Don't laugh at neighbors who think aluminum foil can improve their Wi-Fi router's signal, because they might actually be right.

Xia Zhou, an assistant professor of computer science at Dartmouth College, shared a research presentation in the Netherlands on Wednesday, Nov. 9, explaining how a customized reflector wrapped around a router's antennas can direct signals where they're most needed.

Aside from increasing Wi-Fi signals, a reflector can also help to improve Wi-Fi router security, according to Zhou.

Aluminum Foil Legitimately Improves Wi-Fi Signal

"Through this single solution, we address a number of challenges that plague wireless users," she said.
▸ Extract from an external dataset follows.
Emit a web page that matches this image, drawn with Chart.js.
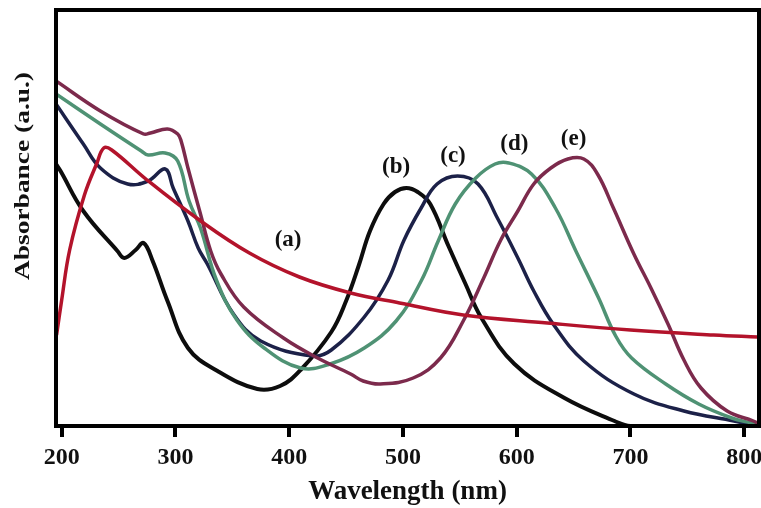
<!DOCTYPE html>
<html lang="en">
<head>
  <meta charset="UTF-8" />
  <title>Absorbance spectra</title>
  <script src="https://cdn.jsdelivr.net/npm/chart.js"></script>
  <style>
    html, body { margin: 0; padding: 0; background: #fff; }
    #wrap { width: 761px; height: 508px; }
  </style>
</head>
<body>
  <div id="wrap"><canvas id="grafico" width="761" height="508"></canvas></div>

  <script>
    // x ticks of the wavelength axis
    const xTicks = [200, 300, 400, 500, 600, 700, 800];

    // (a) red
    const waveA = [195.5, 200, 207, 220, 231, 237, 244, 275, 321, 365, 409, 454, 497, 553, 627, 700, 773, 812];
    const absA  = [91, 126, 176, 231, 263, 278, 276, 246, 206, 173, 149, 133, 123, 111, 103, 96, 91, 89];

    // (b) black
    const waveB = [195, 199, 219, 249, 255, 265, 272, 280, 293, 311, 337, 372, 392, 410, 437, 450, 461, 471, 483, 493, 503, 513, 524, 540, 555, 569, 598, 642, 686, 700, 813];
    const absB  = [262, 255, 215, 175, 168, 176, 183, 165, 125, 78, 55, 37, 40, 56, 94, 125, 160, 195, 222, 234, 238, 234, 222, 180, 142, 108, 62, 28, 5, 0, 0];

    // (c) navy
    const waveC = [195, 219, 234, 258, 276, 291, 298, 311, 320, 328, 351, 375, 421, 437, 466, 487, 501, 516, 530, 548, 566, 583, 601, 615, 632, 659, 703, 747, 791, 808, 813];
    const absC  = [322, 282, 258, 242, 245, 257, 238, 205, 178, 162, 112, 85, 70, 76, 109, 146, 186, 218, 242, 250, 242, 208, 168, 135, 102, 65, 32, 15, 5, 1, 0];

    // (d) green
    const waveD = [195, 234, 270, 276, 291, 302, 312, 322, 336, 354, 378, 410, 436, 466, 494, 516, 531, 546, 564, 581, 593, 613, 634, 652, 672, 687, 701, 731, 760, 789, 806, 813];
    const absD  = [332, 302, 275, 271, 273, 265, 225, 198, 146, 106, 78, 58, 62, 78, 105, 145, 185, 222, 248, 262, 263, 252, 218, 175, 128, 90, 68, 42, 22, 8, 3, 1];

    // (e) maroon
    const waveE = [195, 234, 272, 278, 293, 302, 305, 311, 322, 331, 340, 360, 395, 425, 454, 465, 480, 509, 533, 553, 571, 586, 601, 615, 630, 645, 659, 671, 685, 703, 718, 733, 747, 762, 785, 808, 813];
    const absE  = [345, 315, 292, 293, 297, 292, 285, 258, 212, 175, 152, 119, 88, 68, 52, 45, 42, 48, 68, 105, 148, 186, 215, 242, 258, 267, 267, 252, 218, 172, 138, 102, 66, 38, 15, 5, 2];

    // curve labels and where they sit (wavelength, absorbance)
    const curveLabels = ['(a)', '(b)', '(c)', '(d)', '(e)'];
    const labelWave   = [399, 494, 544, 598, 650];
    const labelAbs    = [186, 259, 270, 282, 287];

    const serif = '"Liberation Serif", "DejaVu Serif", serif';

    const pts = (xs, ys) => xs.map((x, i) => ({ x, y: ys[i] }));

    const serie = (data, color, width) => ({
      data,
      borderColor: color,
      borderWidth: width,
      pointRadius: 0,
      fill: false,
      tension: 0.4
    });

    // frame, y title and curve labels
    const extras = {
      id: 'extras',
      afterDatasetsDraw(chart) {
        const { ctx, chartArea: a, scales } = chart;
        ctx.save();
        ctx.strokeStyle = '#000';
        ctx.lineWidth = 4;
        ctx.strokeRect(a.left, a.top, a.right - a.left, a.bottom - a.top);

        ctx.fillStyle = '#111';
        ctx.font = 'bold 23px ' + serif;
        ctx.textAlign = 'center';
        ctx.textBaseline = 'middle';
        curveLabels.forEach((t, i) => {
          ctx.fillText(t, scales.x.getPixelForValue(labelWave[i]), scales.y.getPixelForValue(labelAbs[i]));
        });

        // y title, drawn by hand so it can sit above the middle
        ctx.font = 'bold 21px ' + serif;
        const w = ctx.measureText('Absorbance (a.u.)').width;
        ctx.translate(24, 176);
        ctx.rotate(-Math.PI / 2);
        ctx.scale(208 / w, 1);
        ctx.fillText('Absorbance (a.u.)', 0, 0);
        ctx.restore();
      }
    };

    new Chart(document.getElementById('grafico'), {
      type: 'line',
      data: {
        datasets: [
          serie(pts(waveA, absA), '#b3132b', 3.5),
          serie(pts(waveE, absE), '#7c2a4c', 3.5),
          serie(pts(waveD, absD), '#4f9274', 3.5),
          serie(pts(waveC, absC), '#1c2148', 3.5),
          serie(pts(waveB, absB), '#0d0d0d', 4)
        ]
      },
      options: {
        responsive: false,
        animation: false,
        events: [],
        layout: { padding: { top: 10, right: 2, left: 0, bottom: 0 } },
        plugins: { legend: { display: false }, tooltip: { enabled: false } },
        scales: {
          x: {
            type: 'linear',
            min: 195,
            max: 813,
            afterBuildTicks: s => { s.ticks = xTicks.map(v => ({ value: v })); },
            afterFit: s => { s.height = 82; s.paddingLeft = 0; s.paddingRight = 0; },
            border: { display: false },
            grid: { drawOnChartArea: false, drawTicks: true, tickLength: 11, lineWidth: 4, color: '#000' },
            ticks: { color: '#111', padding: 6, maxRotation: 0, font: { family: serif, size: 24, weight: 'bold' } },
            title: {
              display: true,
              text: 'Wavelength (nm)',
              color: '#111',
              padding: { top: 0, bottom: 0 },
              font: { family: serif, size: 27, weight: 'bold' }
            }
          },
          y: {
            min: 0,
            max: 416,
            afterFit: s => { s.width = 56; s.paddingTop = 0; s.paddingBottom = 0; },
            border: { display: false },
            grid: { display: false },
            ticks: { display: false }
          }
        }
      },
      plugins: [extras]
    });
  </script>
</body>
</html>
Zhou, along with a team of Dartmouth researchers, based their experiments on the idea of placing aluminum soda cans behind a router to direct the signal away from barrier-like walls and other obstructions. The team successfully analyzed the space in a room and created a custom reflector that could improve Wi-Fi signals inside it.

Wrapping a foil around a router's antenna can make for reflectors, which strengthens the signal in one direction. The researchers have managed to create exactly that, but one that's made of plastic and a thin layer of metal. The optimized reflector works by shaping wireless signals, which not only increases network coverage, but allows signals to move freely and avoid obstructions such as walls or panels.
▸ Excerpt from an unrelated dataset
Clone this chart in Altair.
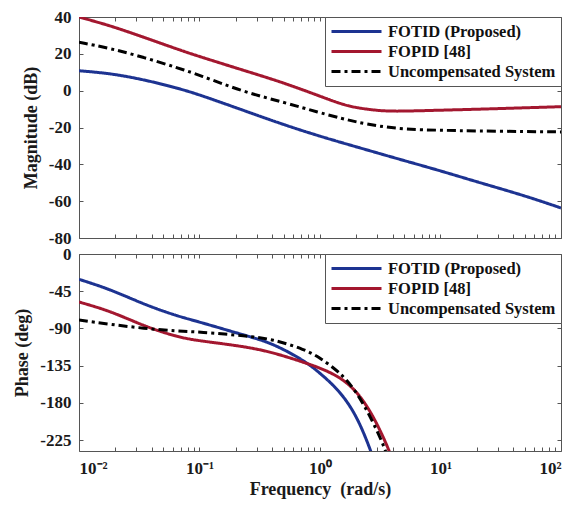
import altair as alt
import pandas as pd

SERIES = ["FOTID (Proposed)", "FOPID [48]", "Uncompensated System"]
COLORS = ["#1d3391", "#a3172f", "#000000"]
DASHES = [[1, 0], [1, 0], [9, 4, 3, 4]]

# ---- Magnitude (dB) ----
mag_blue_f = [0.01, 0.0182, 0.0345, 0.065, 0.1, 0.227, 0.5, 1, 2, 5, 10, 20, 50, 100]
mag_blue_v = [10.8, 9.4, 6.0, 1.5, -2.2, -10.5, -18.5, -24.8, -30.5, -38, -43.5, -49.5, -57, -63.7]

mag_red_f = [0.01, 0.0182, 0.0345, 0.065, 0.1, 0.247, 0.5, 1, 1.5, 2, 3, 4, 6, 10, 20, 50, 100]
mag_red_v = [40, 35.3, 29, 22.6, 18.5, 10.5, 4.3, -3, -7.3, -9.3, -10.8, -11.2, -11, -10.6, -10.1, -9.3, -8.7]

mag_blk_f = [0.01, 0.0182, 0.0345, 0.065, 0.1, 0.227, 0.5, 1, 1.5, 2, 3, 5, 10, 20, 50, 100]
mag_blk_v = [26.3, 23, 18.1, 12.5, 8.5, -0.5, -6.3, -12, -15, -17, -19.2, -21, -21.5, -21.9, -22.2, -22.4]

# ---- Phase (deg) ----
ph_blue_f = [0.01, 0.0182, 0.0345, 0.065, 0.1, 0.247, 0.4, 0.76, 1.0, 1.43, 2.0, 2.62, 3.0]
ph_blue_v = [-30.6, -42.7, -60.8, -74.9, -82.1, -99, -107.5, -129.7, -144, -164, -194, -236, -262]

ph_red_f = [0.01, 0.0182, 0.0345, 0.065, 0.1, 0.227, 0.4, 0.76, 1.0, 1.43, 1.97, 2.7, 3.74, 4.2]
ph_red_v = [-58, -68.9, -87, -100.2, -105, -111.3, -118.5, -131.6, -137.7, -147.8, -163.9, -192, -236, -258]

ph_blk_f = [0.01, 0.0182, 0.0345, 0.065, 0.1, 0.247, 0.4, 0.76, 1.0, 1.43, 1.97, 2.7, 3.5, 3.9]
ph_blk_v = [-79.7, -85, -89.9, -93, -94.2, -99, -102.7, -115.6, -125.5, -141.8, -163.9, -200, -236, -260]

X_DECADES = [0.01, 0.1, 1, 10, 100]
X_ALL_TICKS = [m * d for d in [0.01, 0.1, 1, 10] for m in range(1, 10)] + [100]
MAG_TICKS = [-80, -60, -40, -20, 0, 20, 40]
PH_TICKS = [-225, -180, -135, -90, -45, 0]

FONT = "Liberation Serif"
W = 482
H_TOP = 221
H_BOT = 197


def frame(fs, vs):
    rows = []
    for name, f, v in zip(SERIES, fs, vs):
        for a, b in zip(f, v):
            rows.append({"f": a, "v": b, "series": name})
    return pd.DataFrame(rows)


mag_df = frame([mag_blue_f, mag_red_f, mag_blk_f], [mag_blue_v, mag_red_v, mag_blk_v])
ph_df = frame([ph_blue_f, ph_red_f, ph_blk_f], [ph_blue_v, ph_red_v, ph_blk_v])

legend = alt.Legend(
    title=None, orient="top-right", offset=0, strokeColor="#555555", fillColor="white",
    padding=5, labelFont=FONT, labelFontWeight="bold", labelFontSize=16.5, labelColor="#111111",
    symbolType="stroke", symbolSize=2500, symbolStrokeWidth=3, clipHeight=19,
    labelOffset=5, rowPadding=1, cornerRadius=0, labelLimit=400,
)

label_expr = ("datum.value == 0.01 ? '10\u207b\u00b2' : datum.value == 0.1 ? '10\u207b\u00b9' : "
              "datum.value == 1 ? '10\u2070' : datum.value == 10 ? '10\u00b9' : '10\u00b2'")


def panel(df, ydom, yticks, ytitle, height, bottom):
    xs = alt.Scale(type="log", domain=[0.01, 100], nice=False)
    ys = alt.Scale(domain=ydom, nice=False, zero=False)
    color = alt.Color("series:N", scale=alt.Scale(domain=SERIES, range=COLORS), legend=legend)
    dash = alt.StrokeDash("series:N", scale=alt.Scale(domain=SERIES, range=DASHES), legend=legend)

    if bottom:
        xa = alt.Axis(values=X_DECADES, labelExpr=label_expr, tickSize=0, domain=False, grid=False,
                      labelFont=FONT, labelFontWeight="bold", labelFontSize=17, labelPadding=9,
                      labelColor="#1a1a1a", title="Frequency\u00a0 (rad/s)", titleFont=FONT,
                      titleFontWeight="bold", titleFontSize=18, titlePadding=4, titleColor="#1a1a1a")
        xenc = alt.X("f:Q", scale=xs, axis=xa)
    else:
        xenc = alt.X("f:Q", scale=xs, axis=None)

    ya = alt.Axis(values=yticks, labelExpr="datum.value + ''", tickSize=0, domain=False, grid=False,
                  labelFont=FONT, labelFontWeight="bold", labelFontSize=17, labelPadding=8,
                  labelColor="#1a1a1a", title=ytitle, titleFont=FONT, titleFontWeight="bold",
                  titleFontSize=18, titlePadding=8, titleColor="#1a1a1a")

    lines = alt.Chart(df).mark_line(strokeWidth=3, clip=True, interpolate="basis").encode(
        x=xenc, y=alt.Y("v:Q", scale=ys, axis=ya), color=color, strokeDash=dash,
    )

    def ticks(xo, xoff, yo, yoff):
        return alt.Chart(df).mark_point(opacity=0, clip=True).encode(
            x=alt.X("f:Q", scale=xs, title=None,
                    axis=alt.Axis(orient=xo, offset=xoff, values=X_ALL_TICKS, labels=False,
                                  tickSize=4, tickColor="#555555", domain=False, grid=False)),
            y=alt.Y("v:Q", scale=ys, title=None,
                    axis=alt.Axis(orient=yo, offset=yoff, values=yticks, labels=False,
                                  tickSize=4, tickColor="#555555", domain=False, grid=False)),
        )

    return alt.layer(
        lines,
        ticks("top", -height, "right", -W),
        ticks("bottom", -height, "left", -W),
    ).resolve_axis(x="independent", y="independent").properties(width=W, height=height)


top = panel(mag_df, [-80, 40], MAG_TICKS, "Magnitude (dB)", H_TOP, False)
bot = panel(ph_df, [-238, 0], PH_TICKS, "Phase (deg)", H_BOT, True)

chart = alt.vconcat(top, bot, spacing=16, bounds="flush").resolve_scale(
    color="independent", strokeDash="independent"
).resolve_legend(
    color="independent", strokeDash="independent"
).properties(
    padding={"left": 13, "top": 7, "right": 5, "bottom": 5},
    background="white",
).configure_view(stroke="#555555", strokeWidth=1)

chart.save("out.html", embed_options={"renderer": "svg", "actions": False})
Check out a demonstration video of the customized reflector, called WiPrint, below:


WiPrint solves a lot of problems with Wi-Fi signals. First of all, it's cheap. Those who have a 3D printer can buy WiPrint for $35 and print it themselves. By contrast, directional antennas cost way more than that.

Second, it gives users control over their Wi-Fi signal, which to the layman sounds like a useless option but actually yields some pretty cool benefits. Not only does it ensure there's a strong Wi-Fi signal in the rooms they need it in, but it allows users to manually weaken or cut off signal where they don't. This is a boon for those paranoid about network security, ensuring unauthorized people won't be able to just access their network willy-nilly.

"[W]e aim to strengthen the signal in regions where high performance is desired, and weaken the signal in regions where malicious third-parties could potentially be eavesdropping," the study's authors wrote in their research paper.

A More Flexible Version Of WiPrint

As Engadget points out, the research team must now figure out a way to develop a version of the WiPrint that is made of a different material than plastic. The goal is to create a flexible customized reflector that can adapt to changes that can affect its efficiency, such as the layout of the household it's in.